The Australian government is believed to have not responded to the initial US proposal in 1963, but in 1966 Washington approached the new prime minister, Harold Holt, with a request to drop tear gas on Australian troops. Again, Canberra quietly ignored the request.

Mr Fitzgibbon said yesterday it was “difficult to believe any such request came forward, but if it did, surely it would have been rejected by the conservative government of the day out of hand”.

“I have asked Defence for an urgent and full briefing on this matter. I can certainly rule out any such testing in the future.”

Former prime minister Malcolm Fraser, who was minister for the army from 1966 to 1968, denied knowledge of the US requests.
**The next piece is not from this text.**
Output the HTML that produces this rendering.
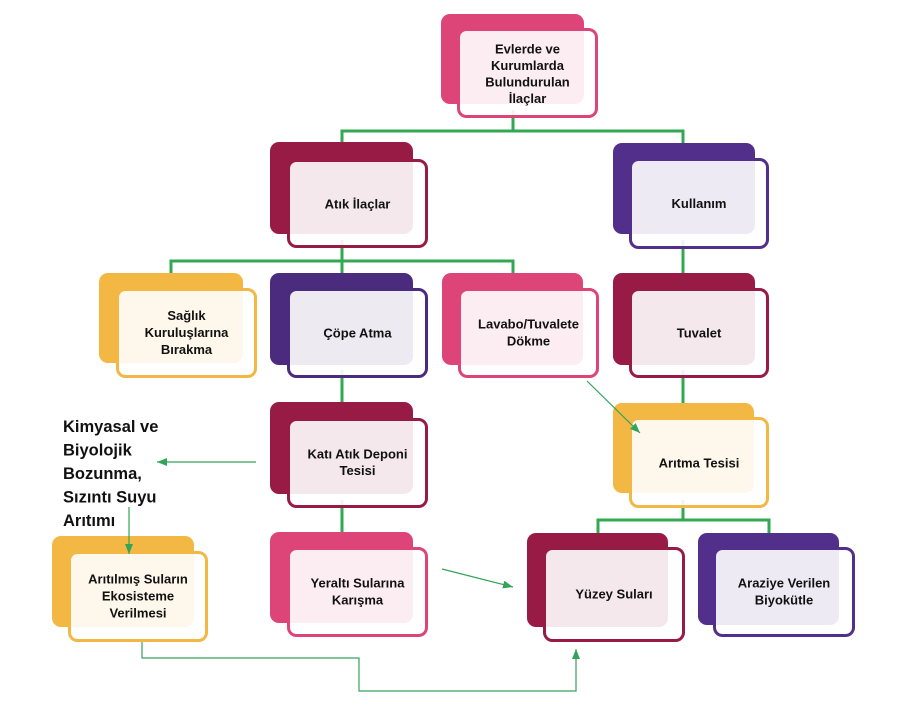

He said it was “extraordinarily unlikely” the testing on Australian troops took place, although he could not rule it out.
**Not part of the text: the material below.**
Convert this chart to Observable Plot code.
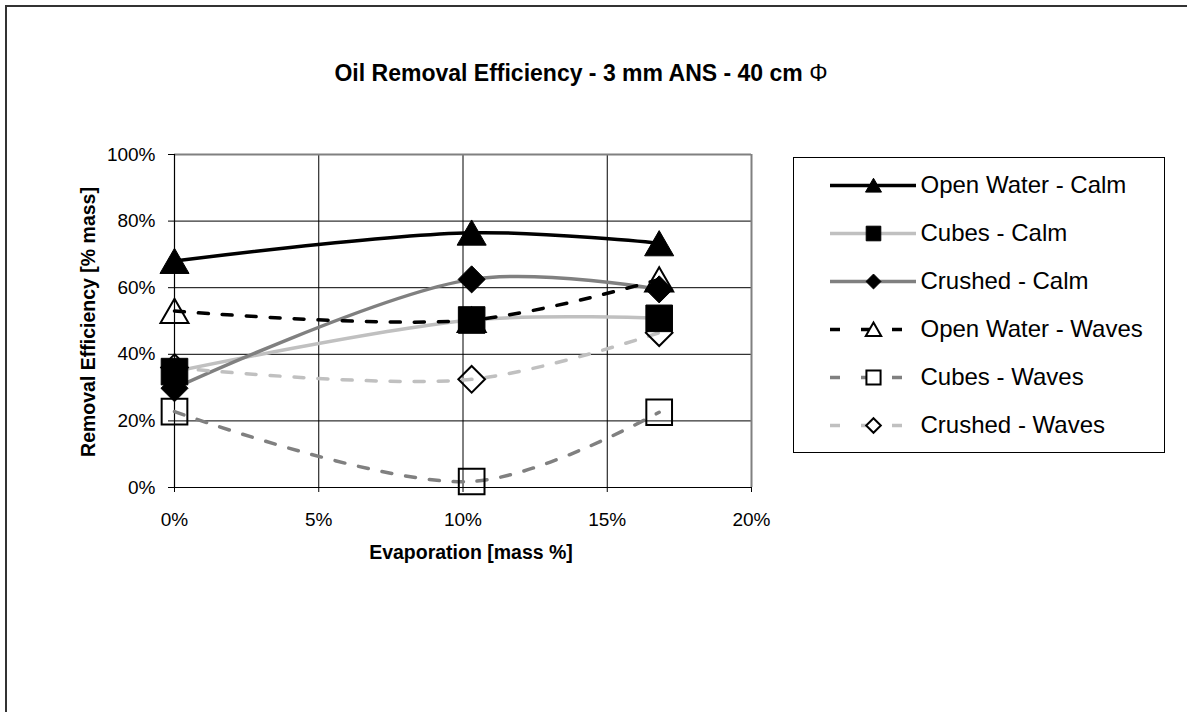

“If anything like that had ever been put to me as army minister, defence minister or prime minister, I would not only have said no, I also would have queried … with the American president: what the hell are your people doing?” Mr Fraser said.

He said he had no doubt Mr McNamara would regret the request. “I’ve gotten to know him quite well over the last 25 years, and I’m quite sure today he’d be thoroughly ashamed of that request,” Mr Fraser said.

Peter Bailey, a former adviser to Mr Holt, told The Australian that the US request was taken seriously by the Australian government and he believed cabinet was divided on the issue.

He said Holt saw the implications of the request.

“He hadn’t yet made his ‘All the way with LBJ’ speech – that was later in the year – but that was a reflection of his propensity to want to be with the Americans and do what they would like to do, but within reason, of course.”

Mr Bailey said he briefed Holt on the implications, but Holt never discussed the request with him.

“There were really major issues about breaking international law, and a treaty that we’d signed up to and all sorts of defence implications,” Mr Bailey said.

“And I’d seen what had happened to people who’d been gassed in World War I. They were still around at that time, lying out on verandas, ill, with very little comprehension.”

Mr Bailey said the issue quietly went away – although he never saw any documents to suggest the government had rebuffed the request. He said he did not believe the testing took place, but it was possible it did. “It’s one of those things governments quietly let drop at some point, and then it went away,” he said.

Mr Bailey said the documents were first considered by the Defence Department, before coming to the attention of the prime minister.

Australia conducted extensive chemical weapons research during World War II as part of a joint program with Britain and the US.

About 1000 Australian soldiers were involved in mustard gas tests in Queensland in 1942.

British nuclear tests between 1955 and 1963 at the Maralinga site in South Australia resulted in serious health issues for many who were in the area.